# Water... dish or bottle?



## KaylaC (Apr 27, 2021)

Picking up my cute little prickly pear Friday and had read that I could use a dish for his water but I’m looking through the posts here and seeing lots of bottles (like large hamster bottles) so which is best... a dish or a bottle? We are working on making his sterilite tote cage and so it would be a bit difficult to do a bottle but if thats the best option, I want to know so I can get one and use that.


----------



## ChloëMali (Mar 25, 2020)

I think a dish is best. I've heard that there's a risk of the hedgehog hurting their tongue and/or teeth with a bottle.
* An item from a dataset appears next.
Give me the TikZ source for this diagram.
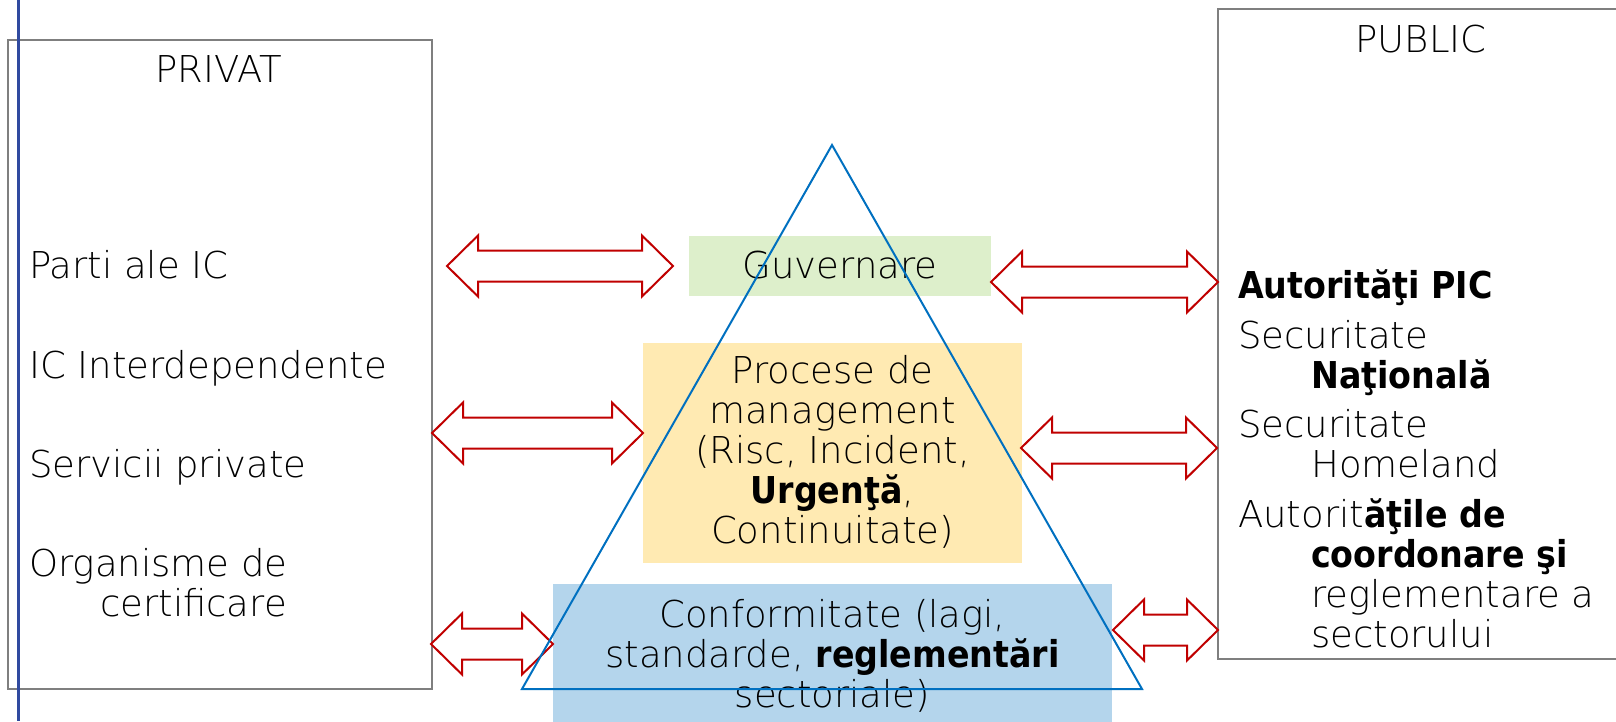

Of course, everyone has their opinion, and some hedgies were raised on a bottle and won't drink out of a dish, but that's just how I chose for my boy and it's been a good decision.


----------



## Ria (Aug 30, 2018)

Dishes are better. Its more natural for them they won't struggle getting enough water from a dish.

Bottles they can get their tongues stuck and hurt, sometimes they will struggle to get enough water from the bottle, bottles have also been known to hurt their teeth as sometimes they will hit their teeth on the metal as they drink.


----------



## KaylaC (Apr 27, 2021)

Thank you both! I had purchased a dish but then 2nd guessed myself


----------